Task =
Determine which lines contain the word "uses", then copy those lines.

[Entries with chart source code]
++++++++++++++++++++

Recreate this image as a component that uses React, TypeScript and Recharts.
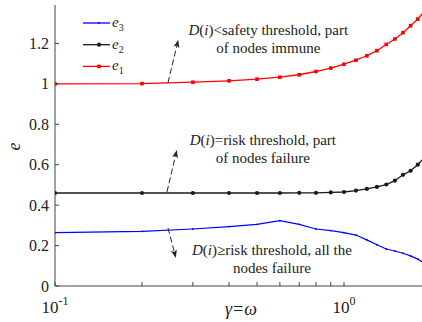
import { LineChart, Line, XAxis, YAxis, Legend, ReferenceLine, Label } from 'recharts';

const X_VALUES = [0.1, 0.2, 0.3, 0.4, 0.5, 0.6, 0.7, 0.8, 0.9, 1.0, 1.1, 1.2, 1.3, 1.4, 1.5, 1.6, 1.7, 1.8, 1.9];
const E1 = [1.0, 1.001, 1.008, 1.015, 1.023, 1.033, 1.045, 1.061, 1.078, 1.097, 1.117, 1.139, 1.164, 1.195, 1.222, 1.253, 1.287, 1.32, 1.36];
const E2 = [0.46, 0.46, 0.46, 0.46, 0.46, 0.46, 0.461, 0.461, 0.463, 0.465, 0.472, 0.48, 0.49, 0.502, 0.521, 0.55, 0.57, 0.6, 0.635];
const E3 = [0.264, 0.27, 0.282, 0.294, 0.305, 0.323, 0.305, 0.282, 0.274, 0.264, 0.252, 0.228, 0.204, 0.183, 0.173, 0.162, 0.149, 0.133, 0.112];

const X_TICKS = [0.1, 0.2, 0.3, 0.4, 0.5, 0.6, 0.7, 0.8, 0.9, 1, 2];
const X_LABELS: Record<number, string> = { 0.1: '-1', 1: '0' };
const Y_TICKS = [0, 0.2, 0.4, 0.6, 0.8, 1, 1.2];

const RED = '#ff0000';
const BLACK = '#1a1a1a';
const BLUE = '#0000ff';
const AXIS = '#444';
const FONT = 'Liberation Serif, Times New Roman, serif';

const data = X_VALUES.map((x, i) => ({ x, e1: E1[i], e2: E2[i], e3: E3[i] }));

function BottomTick({ x, y, payload }: any) {
  const sup = X_LABELS[payload.value];
  return (
    <g>
      <line x1={x} x2={x} y1={y} y2={y - 4} stroke={AXIS} />
      {sup !== undefined && (
        <text x={x} y={y + 27} textAnchor="middle" style={{ fontFamily: FONT }} fontSize={17} fill="#222">
          <tspan>10</tspan>
          <tspan dy={-8} fontSize={12}>{sup}</tspan>
        </text>
      )}
    </g>
  );
}

function TopTick({ x, y }: any) {
  return <line x1={x} x2={x} y1={y} y2={y + 4} stroke={AXIS} />;
}

function LeftTick({ x, y, payload }: any) {
  const axisX = x + 6;
  return (
    <g>
      <line x1={axisX} x2={axisX + 4} y1={y} y2={y} stroke={AXIS} />
      <text x={x} y={y} dy={5.5} textAnchor="end" style={{ fontFamily: FONT }} fontSize={16} fill="#222">
        {String(payload.value)}
      </text>
    </g>
  );
}

function SquareDot({ cx, cy, index }: any) {
  return <rect key={`s${index}`} x={cx - 1.8} y={cy - 1.8} width={3.6} height={3.6} fill={RED} />;
}
function CircleDot({ cx, cy, index }: any) {
  return <circle key={`c${index}`} cx={cx} cy={cy} r={2.1} fill={BLACK} />;
}
function PointDot({ cx, cy, index }: any) {
  return <circle key={`p${index}`} cx={cx} cy={cy} r={0.9} fill={BLUE} />;
}

function LegendBox() {
  const rows = [
    { sub: '3', color: BLUE, dot: <circle cx={16} cy={0} r={0.9} fill={BLUE} /> },
    { sub: '2', color: BLACK, dot: <circle cx={16} cy={0} r={2.1} fill={BLACK} /> },
    { sub: '1', color: RED, dot: <rect x={14.2} y={-1.8} width={3.6} height={3.6} fill={RED} /> },
  ];
  return (
    <svg width={60} height={70} style={{ display: 'block' }}>
      {rows.map((r, i) => (
        <g key={r.sub} transform={`translate(3, ${11 + i * 21.7})`}>
          <line x1={0} x2={27} y1={0} y2={0} stroke={r.color} strokeWidth={1.3} />
          {r.dot}
          <text x={29} y={4} style={{ fontFamily: FONT }} fontSize={15} fill="#222">
            <tspan fontStyle="italic">e</tspan>
            <tspan dy={4} fontSize={10}>{r.sub}</tspan>
          </text>
        </g>
      ))}
    </svg>
  );
}

function DText({ rel, rest }: { rel: string; rest: string }) {
  return (
    <>
      <tspan fontStyle="italic">D</tspan>(<tspan fontStyle="italic">i</tspan>){rel}
      {rest}
    </>
  );
}

function makeArrow(rel: string, rest: string, line2: string, dx: number, dy1: number, dy2: number) {
  return (p: any) => {
    const { x1, y1, x2, y2 } = p;
    const ang = Math.atan2(y2 - y1, x2 - x1);
    const len = 8;
    const wid = 3;
    const bx = x2 - len * Math.cos(ang);
    const by = y2 - len * Math.sin(ang);
    const px = -Math.sin(ang) * wid;
    const py = Math.cos(ang) * wid;
    const nx = x2 - (len - 2) * Math.cos(ang);
    const ny = y2 - (len - 2) * Math.sin(ang);
    return (
      <g>
        <line x1={x1} y1={y1} x2={nx} y2={ny} stroke="#222" strokeWidth={1} strokeDasharray="6 3" />
        <path
          d={`M${x2},${y2} L${bx + px},${by + py} L${nx},${ny} L${bx - px},${by - py} Z`}
          fill="#222"
        />
        <text x={x2 + dx} y={y2 + dy1} textAnchor="middle" style={{ fontFamily: FONT }} fontSize={15} fill="#222">
          <DText rel={rel} rest={rest} />
        </text>
        <text x={x2 + dx} y={y2 + dy2} textAnchor="middle" style={{ fontFamily: FONT }} fontSize={15} fill="#222">
          {line2}
        </text>
      </g>
    );
  };
}

const XLabel = ({ viewBox }: any) => (
  <text
    x={viewBox.x + viewBox.width / 2 - 2}
    y={viewBox.y + 29}
    textAnchor="middle"
    style={{ fontFamily: FONT }}
    fontSize={18}
    fontStyle="italic"
    fill="#222"
  >
    γ=ω
  </text>
);

const YLabel = ({ viewBox }: any) => {
  const cx = 20;
  const cy = viewBox.y + viewBox.height / 2 + 1;
  return (
    <text
      x={cx}
      y={cy}
      transform={`rotate(-90, ${cx}, ${cy})`}
      textAnchor="middle"
      style={{ fontFamily: FONT }}
      fontSize={18}
      fontStyle="italic"
      fill="#222"
    >
      e
    </text>
  );
};

export default function App() {
  return (
    <div
      style={{
        position: 'absolute',
        left: 0,
        top: 0,
        width: 422,
        height: 322,
        overflow: 'hidden',
        background: '#fff',
        fontFamily: FONT,
      }}
    >
      <LineChart width={440} height={322} data={data} margin={{ top: 5, right: 9, bottom: 0, left: 0 }}>
        <XAxis
          dataKey="x"
          type="number"
          scale="log"
          domain={[0.1, 2]}
          allowDataOverflow
          ticks={X_TICKS}
          height={36}
          tickSize={0}
          tickMargin={0}
          tickLine={false}
          tick={<BottomTick />}
          axisLine={{ stroke: AXIS }}
          interval={0}
        >
          <Label content={<XLabel />} />
        </XAxis>
        <XAxis
          xAxisId="top"
          dataKey="x"
          type="number"
          scale="log"
          domain={[0.1, 2]}
          allowDataOverflow
          orientation="top"
          ticks={X_TICKS}
          height={0}
          tickSize={0}
          tickMargin={0}
          tickLine={false}
          tick={<TopTick />}
          axisLine={{ stroke: AXIS }}
          interval={0}
        />
        <YAxis
          type="number"
          domain={[0, 1.39]}
          allowDataOverflow
          ticks={Y_TICKS}
          width={55}
          tickSize={0}
          tickMargin={6}
          tickLine={false}
          tick={<LeftTick />}
          axisLine={{ stroke: AXIS }}
          interval={0}
        >
          <Label content={<YLabel />} />
        </YAxis>
        <Legend
          layout="vertical"
          align="center"
          verticalAlign="middle"
          content={<LegendBox />}
          wrapperStyle={{ left: 80, top: 12, width: 60, height: 70 }}
        />
        <Line dataKey="e3" stroke={BLUE} strokeWidth={1.2} dot={<PointDot />} isAnimationActive={false} />
        <Line dataKey="e2" stroke={BLACK} strokeWidth={1.3} dot={<CircleDot />} isAnimationActive={false} />
        <Line dataKey="e1" stroke={RED} strokeWidth={1.3} dot={<SquareDot />} isAnimationActive={false} />
        <ReferenceLine
          segment={[{ x: 0.246, y: 1.005 }, { x: 0.267, y: 1.218 }]}
          shape={makeArrow('<', 'safety threshold, part', 'of nodes immune', 90, -5, 13)}
        />
        <ReferenceLine
          segment={[{ x: 0.244, y: 0.465 }, { x: 0.264, y: 0.673 }]}
          shape={makeArrow('=', 'risk threshold, part', 'of nodes failure', 86, -5, 13)}
        />
        <ReferenceLine
          segment={[{ x: 0.246, y: 0.287 }, { x: 0.262, y: 0.139 }]}
          shape={makeArrow('≥', 'risk threshold, all the', 'nodes failure', 96, -3, 15)}
        />
      </LineChart>
    </div>
  );
}
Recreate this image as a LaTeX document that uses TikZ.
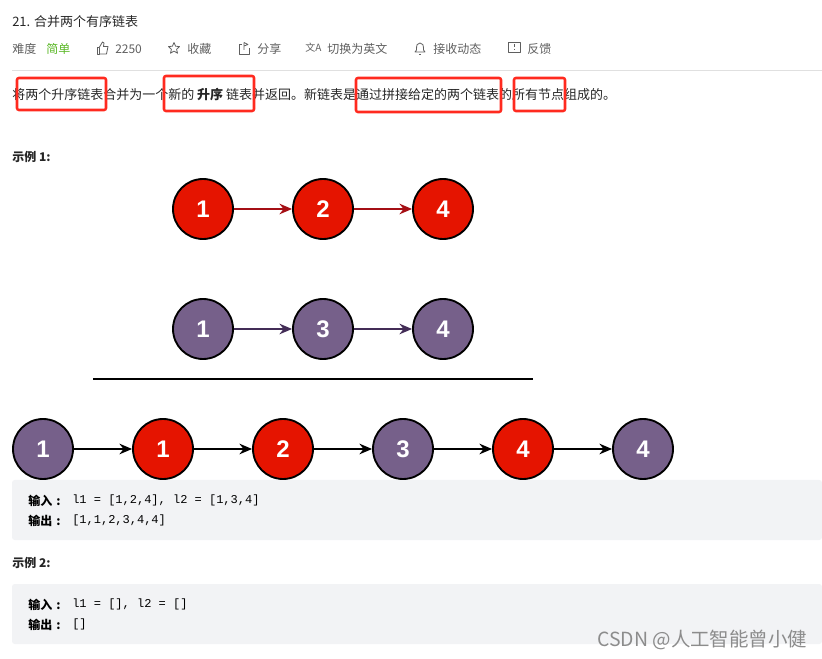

++++++++++++++++++++

The reply =
Recreate this image as a component that uses React, TypeScript and Recharts.
Recreate this image as a LaTeX document that uses TikZ.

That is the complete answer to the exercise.